** Aim **
Copy all of the material exactly. Pictures are not to appear in the copy.

** Stored data **
§ §
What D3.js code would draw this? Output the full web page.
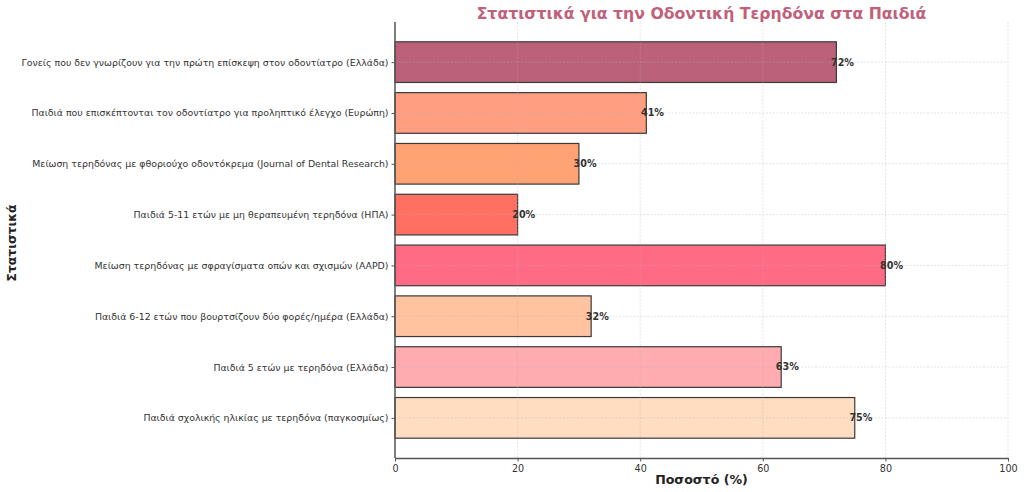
<!DOCTYPE html>
<html><head><meta charset="utf-8">
<script src="https://cdn.jsdelivr.net/npm/d3@7"></script>
<style>body{margin:0;background:#fff;} text{font-family:"DejaVu Sans",sans-serif;}</style>
</head><body>
<svg id="c" width="1024" height="492"></svg>
<script>
const categories = [
  "Παιδιά σχολικής ηλικίας με τερηδόνα (παγκοσμίως)",
  "Παιδιά 5 ετών με τερηδόνα (Ελλάδα)",
  "Παιδιά 6-12 ετών που βουρτσίζουν δύο φορές/ημέρα (Ελλάδα)",
  "Μείωση τερηδόνας με σφραγίσματα οπών και σχισμών (AAPD)",
  "Παιδιά 5-11 ετών με μη θεραπευμένη τερηδόνα (ΗΠΑ)",
  "Μείωση τερηδόνας με φθοριούχο οδοντόκρεμα (Journal of Dental Research)",
  "Παιδιά που επισκέπτονται τον οδοντίατρο για προληπτικό έλεγχο (Ευρώπη)",
  "Γονείς που δεν γνωρίζουν για την πρώτη επίσκεψη στον οδοντίατρο (Ελλάδα)"
];
const values = [75, 63, 32, 80, 20, 30, 41, 72];
const colors = ["#ffdcbf", "#ffa9ad", "#ffc19d", "#ff6680", "#ff6b5e", "#ffa070", "#ff9b7c", "#b95c75"];
const xTicks = [0, 20, 40, 60, 80, 100];

const svg = d3.select("#c");
const L = 395, R = 1008, T = 22, B = 458;
const x = d3.scaleLinear().domain([0, 100]).range([L, R]);
const y = d3.scaleLinear().domain([-0.79, 7.79]).range([B, T]);
const bh = (y(0) - y(0.8));

// bars
svg.append("g").selectAll("rect").data(values).join("rect")
  .attr("x", x(0)).attr("y", (d, i) => y(i) - bh / 2)
  .attr("width", d => x(d) - x(0)).attr("height", bh)
  .attr("fill", (d, i) => colors[i]).attr("fill-opacity", 0.97)
  .attr("stroke", "#3a3a3a").attr("stroke-width", 1.2);

// grid (drawn faintly over bars, as in the reference)
svg.append("g").selectAll("line").data(xTicks).join("line")
  .attr("x1", d => x(d)).attr("x2", d => x(d)).attr("y1", T).attr("y2", B)
  .attr("stroke", "#b0b0b0").attr("stroke-opacity", 0.45).attr("stroke-width", 0.8).attr("stroke-dasharray", "2,1.5");
svg.append("g").selectAll("line").data(categories).join("line")
  .attr("x1", L).attr("x2", R).attr("y1", (d, i) => y(i)).attr("y2", (d, i) => y(i))
  .attr("stroke", "#b0b0b0").attr("stroke-opacity", 0.45).attr("stroke-width", 0.8).attr("stroke-dasharray", "2,1.5");

// value labels
svg.append("g").selectAll("text").data(values).join("text")
  .attr("x", d => x(d + 1)).attr("y", (d, i) => y(i)).attr("dy", "0.35em")
  .attr("text-anchor", "middle").attr("font-size", 9.6).attr("font-weight", "bold")
  .attr("fill", "#333").text(d => d + "%");

// axes
const xa = svg.append("g").attr("transform", `translate(0,${B})`)
  .call(d3.axisBottom(x).tickValues(xTicks).tickSize(3.5).tickSizeOuter(0));
xa.select(".domain").attr("stroke", "#555").attr("stroke-width", 1.5);
xa.selectAll(".tick line").attr("stroke", "#555");
xa.selectAll(".tick text").attr("font-size", 9.6).attr("fill", "#333").attr("dy", "0.8em")
  .style("font-family", "DejaVu Sans");

const ya = svg.append("g").attr("transform", `translate(${L},0)`)
  .call(d3.axisLeft(y).tickValues(d3.range(categories.length)).tickFormat(i => categories[i]).tickSize(3.5).tickSizeOuter(0));
ya.select(".domain").attr("stroke", "#555").attr("stroke-width", 1.5)
  .attr("d", `M0,${T}V${B}`);
ya.selectAll(".tick line").attr("stroke", "#555");
ya.selectAll(".tick text").attr("font-size", 9.4).attr("fill", "#333")
  .style("font-family", "DejaVu Sans");

// titles
svg.append("text").attr("x", (L + R) / 2).attr("y", 19).attr("text-anchor", "middle")
  .attr("font-size", 15.7).attr("font-weight", "bold").attr("fill", "#c0607a")
  .text("Στατιστικά για την Οδοντική Τερηδόνα στα Παιδιά");
svg.append("text").attr("x", (L + R) / 2).attr("y", 484).attr("text-anchor", "middle")
  .attr("font-size", 12.6).attr("font-weight", "bold").attr("fill", "#222")
  .text("Ποσοστό (%)");
svg.append("text").attr("transform", `translate(16,${(T + B) / 2 + 3}) rotate(-90)`)
  .attr("text-anchor", "middle").attr("font-size", 12.3).attr("font-weight", "bold").attr("fill", "#222")
  .text("Στατιστικά");
</script>
</body></html>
§ §
** Complete output **
What D3.js code would draw this? Output the full web page.
<!DOCTYPE html>
<html><head><meta charset="utf-8">
<script src="https://cdn.jsdelivr.net/npm/d3@7"></script>
<style>body{margin:0;background:#fff;} text{font-family:"DejaVu Sans",sans-serif;}</style>
</head><body>
<svg id="c" width="1024" height="492"></svg>
<script>
const categories = [
  "Παιδιά σχολικής ηλικίας με τερηδόνα (παγκοσμίως)",
  "Παιδιά 5 ετών με τερηδόνα (Ελλάδα)",
  "Παιδιά 6-12 ετών που βουρτσίζουν δύο φορές/ημέρα (Ελλάδα)",
  "Μείωση τερηδόνας με σφραγίσματα οπών και σχισμών (AAPD)",
  "Παιδιά 5-11 ετών με μη θεραπευμένη τερηδόνα (ΗΠΑ)",
  "Μείωση τερηδόνας με φθοριούχο οδοντόκρεμα (Journal of Dental Research)",
  "Παιδιά που επισκέπτονται τον οδοντίατρο για προληπτικό έλεγχο (Ευρώπη)",
  "Γονείς που δεν γνωρίζουν για την πρώτη επίσκεψη στον οδοντίατρο (Ελλάδα)"
];
const values = [75, 63, 32, 80, 20, 30, 41, 72];
const colors = ["#ffdcbf", "#ffa9ad", "#ffc19d", "#ff6680", "#ff6b5e", "#ffa070", "#ff9b7c", "#b95c75"];
const xTicks = [0, 20, 40, 60, 80, 100];

const svg = d3.select("#c");
const L = 395, R = 1008, T = 22, B = 458;
const x = d3.scaleLinear().domain([0, 100]).range([L, R]);
const y = d3.scaleLinear().domain([-0.79, 7.79]).range([B, T]);
const bh = (y(0) - y(0.8));

// bars
svg.append("g").selectAll("rect").data(values).join("rect")
  .attr("x", x(0)).attr("y", (d, i) => y(i) - bh / 2)
  .attr("width", d => x(d) - x(0)).attr("height", bh)
  .attr("fill", (d, i) => colors[i]).attr("fill-opacity", 0.97)
  .attr("stroke", "#3a3a3a").attr("stroke-width", 1.2);

// grid (drawn faintly over bars, as in the reference)
svg.append("g").selectAll("line").data(xTicks).join("line")
  .attr("x1", d => x(d)).attr("x2", d => x(d)).attr("y1", T).attr("y2", B)
  .attr("stroke", "#b0b0b0").attr("stroke-opacity", 0.45).attr("stroke-width", 0.8).attr("stroke-dasharray", "2,1.5");
svg.append("g").selectAll("line").data(categories).join("line")
  .attr("x1", L).attr("x2", R).attr("y1", (d, i) => y(i)).attr("y2", (d, i) => y(i))
  .attr("stroke", "#b0b0b0").attr("stroke-opacity", 0.45).attr("stroke-width", 0.8).attr("stroke-dasharray", "2,1.5");

// value labels
svg.append("g").selectAll("text").data(values).join("text")
  .attr("x", d => x(d + 1)).attr("y", (d, i) => y(i)).attr("dy", "0.35em")
  .attr("text-anchor", "middle").attr("font-size", 9.6).attr("font-weight", "bold")
  .attr("fill", "#333").text(d => d + "%");

// axes
const xa = svg.append("g").attr("transform", `translate(0,${B})`)
  .call(d3.axisBottom(x).tickValues(xTicks).tickSize(3.5).tickSizeOuter(0));
xa.select(".domain").attr("stroke", "#555").attr("stroke-width", 1.5);
xa.selectAll(".tick line").attr("stroke", "#555");
xa.selectAll(".tick text").attr("font-size", 9.6).attr("fill", "#333").attr("dy", "0.8em")
  .style("font-family", "DejaVu Sans");

const ya = svg.append("g").attr("transform", `translate(${L},0)`)
  .call(d3.axisLeft(y).tickValues(d3.range(categories.length)).tickFormat(i => categories[i]).tickSize(3.5).tickSizeOuter(0));
ya.select(".domain").attr("stroke", "#555").attr("stroke-width", 1.5)
  .attr("d", `M0,${T}V${B}`);
ya.selectAll(".tick line").attr("stroke", "#555");
ya.selectAll(".tick text").attr("font-size", 9.4).attr("fill", "#333")
  .style("font-family", "DejaVu Sans");

// titles
svg.append("text").attr("x", (L + R) / 2).attr("y", 19).attr("text-anchor", "middle")
  .attr("font-size", 15.7).attr("font-weight", "bold").attr("fill", "#c0607a")
  .text("Στατιστικά για την Οδοντική Τερηδόνα στα Παιδιά");
svg.append("text").attr("x", (L + R) / 2).attr("y", 484).attr("text-anchor", "middle")
  .attr("font-size", 12.6).attr("font-weight", "bold").attr("fill", "#222")
  .text("Ποσοστό (%)");
svg.append("text").attr("transform", `translate(16,${(T + B) / 2 + 3}) rotate(-90)`)
  .attr("text-anchor", "middle").attr("font-size", 12.3).attr("font-weight", "bold").attr("fill", "#222")
  .text("Στατιστικά");
</script>
</body></html>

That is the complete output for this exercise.